小春奈日和

赤ちゃんは、人間は、どのように言葉を獲得するの?
わが家の3女春奈と言葉の成長日記です。

276 大国主と垂仁天皇 その13

2017年03月06日 00時03分42秒 | 大国主の誕生
大国主の誕生276 ―大国主と垂仁天皇 その13―
 
 
 そこで、アジスキタカヒコ神話とホムチワケ伝承の、その他での共通点をもとめると、
先に挙げた出雲の三沢と伊勢の水沢にそれを見つけることができるのです。
 
 出雲の三沢は、アジスキタカヒコの伝承の舞台で、伊勢の水沢とは四日市市水沢町
(すいさわ町)といわれています(ただし他にも比定地あり)。水沢も「みさわ」と読むことが
できるのですが、このふたつの地には共通することがあるのです。
 すでにお話したことなのですが、あらためてお話しすると。
 『出雲国風土記』の仁多郡三沢郷の条には、
 
 「今も孕める婦人はその村の稲を食わず。
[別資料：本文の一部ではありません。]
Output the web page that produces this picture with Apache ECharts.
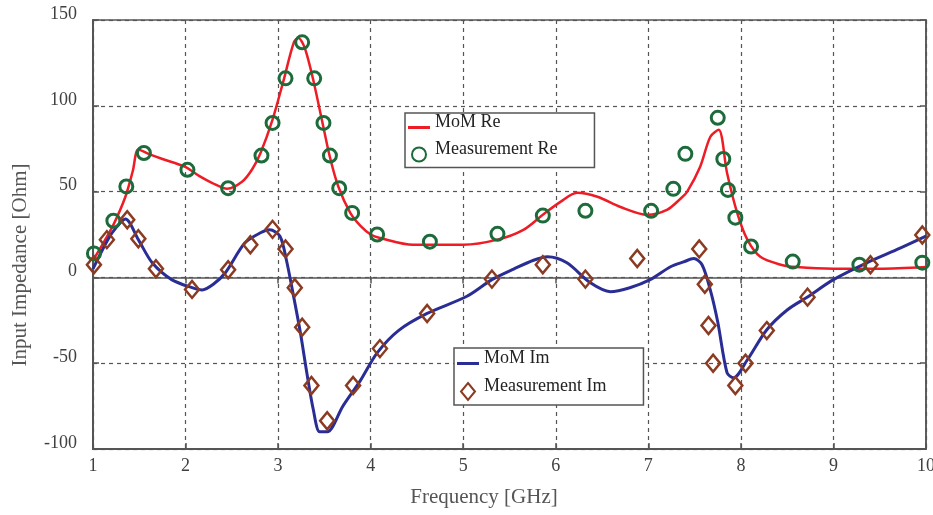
<!DOCTYPE html>
<html>
<head>
<meta charset="utf-8">
<script src="https://cdn.jsdelivr.net/npm/echarts@6/dist/echarts.min.js"></script>
<style>
  html, body { margin: 0; padding: 0; background: #fff; }
  #chart { width: 933px; height: 515px; }
</style>
</head>
<body>
<div id="chart"></div>
<script>
// Input impedance vs frequency: MoM simulation curves and measured points

// Simulated real part [GHz, Ohm]
const momRe = [
  [1.00, 10], [1.10, 19], [1.22, 30.6], [1.35, 47], [1.43, 62], [1.49, 74.5],
  [1.60, 72], [1.75, 69], [1.99, 64.5], [2.15, 59], [2.29, 55], [2.45, 51.7],
  [2.61, 55.7], [2.72, 63], [2.81, 72.5], [2.94, 92], [3.06, 115], [3.17, 137],
  [3.22, 139.5], [3.27, 136], [3.31, 130], [3.38, 115], [3.48, 90], [3.56, 70],
  [3.65, 53], [3.78, 37.6], [3.89, 30], [4.00, 25], [4.10, 23], [4.46, 19],
  [5.00, 19], [5.37, 22], [5.65, 27.7], [5.86, 36.5], [6.05, 44], [6.23, 49.3],
  [6.45, 47], [6.70, 41], [6.99, 36.5], [7.20, 39.3], [7.35, 46], [7.42, 50],
  [7.56, 64.5], [7.67, 82], [7.76, 86], [7.85, 61], [7.96, 37.6], [8.07, 22],
  [8.21, 12], [8.43, 7.4], [8.60, 6], [9.00, 5], [9.50, 5], [10.00, 6]
];

// Simulated imaginary part [GHz, Ohm]
const momIm = [
  [1.00, 5], [1.16, 22], [1.25, 29], [1.35, 34], [1.49, 22], [1.64, 8.5],
  [1.85, -1.3], [2.07, -6], [2.18, -7.3], [2.30, -4], [2.43, 2.7], [2.64, 20],
  [2.81, 26], [2.91, 27.7], [3.02, 24], [3.09, 10], [3.16, -9], [3.24, -32],
  [3.31, -55.5], [3.38, -77], [3.45, -90], [3.53, -90], [3.70, -75], [3.89, -60],
  [4.07, -44], [4.30, -31], [4.61, -21], [5.04, -11], [5.31, -1.3], [5.55, 5],
  [5.76, 10], [5.91, 12], [6.12, 8.5], [6.37, -3], [6.59, -8.3], [6.80, -6],
  [7.02, -1.3], [7.24, 6.2], [7.38, 9], [7.49, 11], [7.58, 7.4], [7.67, -7.4],
  [7.75, -26], [7.85, -55.5], [7.92, -58.5], [8.07, -48], [8.28, -30.5],
  [8.50, -19], [8.72, -11.4], [9.00, -1.3], [9.36, 8.5], [9.72, 17], [10.00, 24]
];

// Measured real part [GHz, Ohm]
const measRe = [
  [1.01, 14], [1.22, 33], [1.36, 53], [1.55, 72.5], [2.02, 62.7], [2.46, 52],
  [2.82, 71], [2.94, 90], [3.08, 116], [3.26, 137], [3.39, 116], [3.49, 90],
  [3.56, 71], [3.66, 52], [3.80, 37.6], [4.07, 25], [4.64, 20.8], [5.37, 25.4],
  [5.86, 36], [6.32, 38.8], [7.03, 38.8], [7.27, 51.6], [7.40, 72], [7.75, 93],
  [7.81, 69], [7.86, 51], [7.94, 34.8], [8.11, 18], [8.56, 9.2], [9.28, 7.4],
  [9.96, 8.6]
];

// Measured imaginary part [GHz, Ohm]
const measIm = [
  [1.01, 7.4], [1.15, 22], [1.37, 33.6], [1.49, 22.5], [1.68, 5], [2.07, -7],
  [2.46, 4.5], [2.70, 19], [2.94, 28], [3.08, 16.6], [3.18, -6], [3.26, -29],
  [3.36, -63], [3.53, -83.5], [3.81, -63], [4.10, -41.5], [4.61, -21], [5.31, -1],
  [5.86, 7.4], [6.32, -1], [6.88, 11], [7.55, 16.6], [7.61, -4], [7.65, -28],
  [7.70, -50], [7.94, -63], [8.05, -50], [8.28, -31], [8.72, -11.5], [9.40, 7.4],
  [9.96, 24.7]
];

const xTicks = [1, 10, 1];        // min, max, step
const yTicks = [-100, 150, 50];   // min, max, step

const serif = '"Liberation Serif", "DejaVu Serif", serif';
const frameColor = '#555';
const gridLine = { show: true, lineStyle: { color: '#555', width: 1.2, type: [4, 4] } };
const tick = { show: true, inside: true, length: 6, lineStyle: { color: frameColor, width: 1.5 } };
const lineIcon = 'path://M0,0H22V3H0Z';
const diamondIcon = 'path://M7,0L14,8.5L7,17L0,8.5Z';

// legend text is lifted a little above its icon
const legendText = {
  fontFamily: serif, fontSize: 18, color: '#222',
  rich: { t: { fontFamily: serif, fontSize: 18, color: '#222', padding: [0, 0, 11, 0] } }
};

const chart = echarts.init(document.getElementById('chart'), null, { renderer: 'canvas' });

chart.setOption({
  animation: false,
  backgroundColor: '#fff',
  grid: {
    left: 93, right: 7, top: 20, bottom: 66,
    outerBoundsMode: 'none', containLabel: false,
    show: true, borderColor: frameColor, borderWidth: 1.5, backgroundColor: 'transparent'
  },
  xAxis: [{
    type: 'value', min: xTicks[0], max: xTicks[1], interval: xTicks[2],
    axisLine: { show: true, onZero: false, lineStyle: { color: frameColor, width: 2 } },
    axisTick: tick,
    splitLine: gridLine,
    axisLabel: { margin: 8, fontFamily: serif, fontSize: 18, color: '#404040' }
  }, {
    type: 'value', position: 'top', min: xTicks[0], max: xTicks[1], interval: xTicks[2],
    axisLine: { show: true, lineStyle: { color: frameColor, width: 1.5 } },
    axisTick: tick, splitLine: { show: false }, axisLabel: { show: false }
  }],
  yAxis: [{
    type: 'value', min: yTicks[0], max: yTicks[1], interval: yTicks[2],
    axisLine: { show: true, onZero: false, lineStyle: { color: frameColor, width: 2 } },
    axisTick: tick,
    splitLine: gridLine,
    axisLabel: {
      margin: 16, fontFamily: serif, fontSize: 18, color: '#404040',
      formatter: '{v|{value}}',
      rich: { v: { fontFamily: serif, fontSize: 18, color: '#404040', padding: [0, 0, 12, 0] } }
    }
  }, {
    type: 'value', position: 'right', min: yTicks[0], max: yTicks[1], interval: yTicks[2],
    axisLine: { show: true, lineStyle: { color: frameColor, width: 1.5 } },
    axisTick: tick, splitLine: { show: false }, axisLabel: { show: false }
  }],
  legend: [{
    orient: 'vertical', left: 405, top: 113,
    data: [
      { name: 'MoM Re', icon: lineIcon },
      { name: 'Measurement Re', icon: 'circle' }
    ],
    formatter: '{t|{name}}',
    itemWidth: 22, itemHeight: 14, itemGap: 9,
    padding: [0, 37, 5, 3],
    backgroundColor: '#fff', borderColor: frameColor, borderWidth: 1.5,
    textStyle: legendText
  }, {
    orient: 'vertical', left: 454, top: 348,
    data: [
      { name: 'MoM Im', icon: lineIcon },
      { name: 'Measurement Im', icon: diamondIcon }
    ],
    formatter: '{t|{name}}',
    itemWidth: 22, itemHeight: 17, itemGap: 10,
    padding: [1, 37, 4, 3],
    backgroundColor: '#fff', borderColor: frameColor, borderWidth: 1.5,
    textStyle: legendText
  }],
  graphic: [{
    type: 'text', x: 484, y: 497,
    style: { text: 'Frequency [GHz]', fontFamily: serif, fontSize: 21,
             fill: '#555', textAlign: 'center', textVerticalAlign: 'middle' }
  }, {
    type: 'text', x: 20, y: 265, rotation: Math.PI / 2,
    style: { text: 'Input Impedance [Ohm]', fontFamily: serif, fontSize: 21,
             fill: '#555', textAlign: 'center', textVerticalAlign: 'middle' }
  }],
  series: [{
    name: 'MoM Re', type: 'line', data: momRe, symbol: 'none', smooth: 0.3,
    lineStyle: { color: '#ee1c25', width: 2.5 }, itemStyle: { color: '#ee1c25' }, z: 2
  }, {
    name: 'MoM Im', type: 'line', data: momIm, symbol: 'none', smooth: 0.3,
    lineStyle: { color: '#2a2d93', width: 3 }, itemStyle: { color: '#2a2d93' }, z: 3
  }, {
    name: 'Measurement Re', type: 'scatter', data: measRe, symbol: 'circle', symbolSize: 13,
    itemStyle: { color: 'rgba(255,255,255,0)', borderColor: '#1d6b3b', borderWidth: 3, opacity: 1 }, z: 4
  }, {
    name: 'Measurement Im', type: 'scatter', data: measIm, symbol: 'diamond', symbolSize: [14, 17],
    itemStyle: { color: 'rgba(255,255,255,0)', borderColor: '#8a3b22', borderWidth: 2.5, opacity: 1 }, z: 4
  }]
});
</script>
</body>
</html>
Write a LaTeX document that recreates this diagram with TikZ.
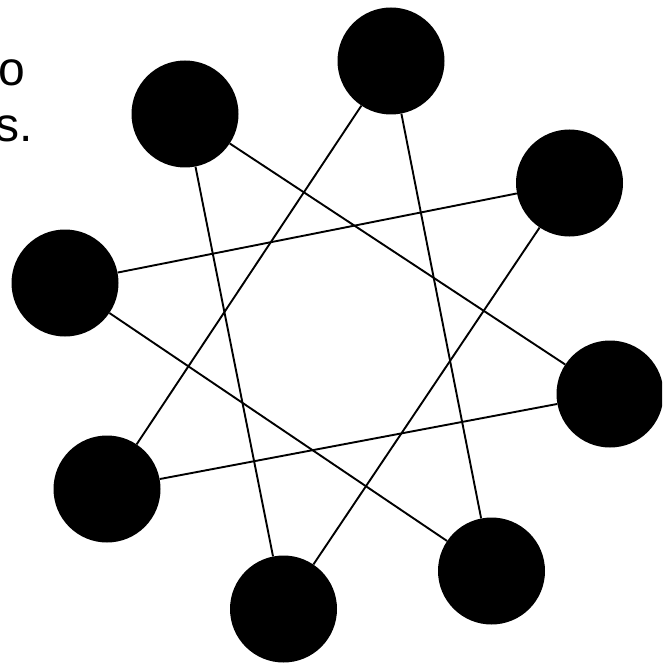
\documentclass[tikz,border=0pt]{standalone}
\usepackage{fontspec}
\setmainfont{Liberation Sans}
\usepackage{tikz}

\begin{document}
\begin{tikzpicture}[
    x=1pt, y=1pt,
    dot/.style={
        circle,
        fill=black,
        draw=none,
        minimum size=107pt,
        inner sep=0pt
    },
    link/.style={line width=1.9pt},
    word/.style={font=\fontsize{48}{56}\selectfont, inner sep=0pt}
]

\useasboundingbox (0,0) rectangle (662,-663);
\clip (0,0) rectangle (662,-663);

% the eight nodes, clockwise from the top
\node[dot] (n1) at (391,-61) {};
\node[dot] (n2) at (569.5,-183) {};
\node[dot] (n3) at (610,-394) {};
\node[dot] (n4) at (491.5,-571) {};
\node[dot] (n5) at (283.5,-609) {};
\node[dot] (n6) at (107,-489) {};
\node[dot] (n7) at (65,-283) {};
\node[dot] (n8) at (185,-114) {};

% star edges, every third node
\draw[link] (n1) -- (n4);
\draw[link] (n2) -- (n5);
\draw[link] (n3) -- (n6);
\draw[link] (n4) -- (n7);
\draw[link] (n5) -- (n8);
\draw[link] (n6) -- (n1);
\draw[link] (n7) -- (n2);
\draw[link] (n8) -- (n3);

% cut-off caption at the left edge
\node[word, anchor=base east] (w1) at (25,-86) {o};
\node[word, anchor=base east] (w2) at (33,-142) {s.};

\end{tikzpicture}
\end{document}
もし食う者があれば、生まれる子はもの
言わざるなり」
 
と、記されており、水沢町に鎮座する足見田神社(あしみだ神社)には、
 
 「神域の東にオシミ田という地があり、ここで農耕する者は、口がきけない子を生む」
 
という伝承が残されています。
 
 なお、四日市市は、船木氏ゆかりの太神社や、ホムチワケのお供をつとめて出雲に
赴き、その後に出雲大社の造営を任されたという菟上王を祀る莵上耳利神社が鎮座
します。
 
 さらに言うと、伊勢国は、やはり菟上王を祀る菟上神社(三重県いなべ市)、菟上王の
兄でともに出雲訪問に大きくかかわった曙立王を祀る佐那神社(多気郡多気町)などが
鎮座します。
 多気郡といえば、日置氏の拠点でもありましたが、佐那神社が鎮座する地は多気郡
多気仁田(にた)で、がアジスキタカヒコの神話の舞台も仁多郡(にた郡)なのです。
 
 曙立王は、『古事記』には、伊勢の品遅部(ほむち部)の始祖とありますが、品遅部は
ホムチワケに因んで置かれた部民なのです。
 『播磨国風土記』、賀毛郡(かも郡)の条には品遅部村が載せられており、この品遅部村の
次に載せられているのが三重里で、『播磨国風土記』には、
 
 「三重里。昔、ひとりの女がいた。たけのこを抜き、布に包んで持って帰って食したところ、
足が三重に曲がり起き上がることもかなわず。それが三重の名の由来である」
 
という伝承が記されています。
 一方、『古事記』にも三重村が登場し、と、言ってもこちらは伊勢国の三重村なのですが、
これは四日市市数沢町のことだといわれています(伊勢の三重村も水沢町以外に比定地
あり)。
 伊勢の三重村については、『古事記』に、大和に帰る途中のヤマトタケルが、三重村まで
たどり着いた時に、
 「わが足は三重の勾(みえのまがり=三重に曲げた形をした餅)のようになってしまい、
大変疲れた」
と、言ったので、この村は三重村と名付けられた、と記されています。
 
 このように、出雲の三沢と伊勢の水沢には、もの言わぬ子供が生まれるという言い伝えが
あり、播磨の三重村と伊勢の三重村には、足が見えに曲がってしまったという伝承がある
のです。三重村に関しては品遅部が関係していると思われます。
 
 この、一見異なるように見えるふたつの伝承はともに製鉄に関係するとする説があります。
 谷川健一(『青銅の神の足跡』)などが唱える説で、製鉄に従事する人々には、蹈鞴(たたら)
踏む作業のせいでそれを踏む方の足が悪くなるという職業病がある、というのです。
 つまり、足が曲がるというのは製鉄に従事する人々の職業病を指している、というわけです。
 また、足が曲がって歩くことが困難になる、というのは、水銀中毒による歩行困難を指して
いるとも指摘しています。
 
 水銀中毒を指すというのは、アジスキタカヒコやホムチワケが言葉を発しなかった、あるいは
もの言わぬ子供がうまれる、というのも同様で、これらは水銀中毒による言語障害だったと
指摘されるのです。
 
 一口に水銀中毒と言っても、その症状は軽度と重度によって異なりますし、無機水銀と
メチル水銀(有機水銀)の違いによっても症状が異なります。
メチル水銀の場合では中枢神経系に影響を与えます。
中毒の初期症状は、四肢末端や口唇周辺のしびれ感で始まり、進行すると手指のふるえ、
歩行障害、求心性視野狭窄などが現れます。
 水俣病もその原因はメチル水銀によるものですが、その症状のひとつとして言語障害が
挙げられるといいます。
 
 そして、水銀の採掘される地では鉄などの鉱物も採取されるのです。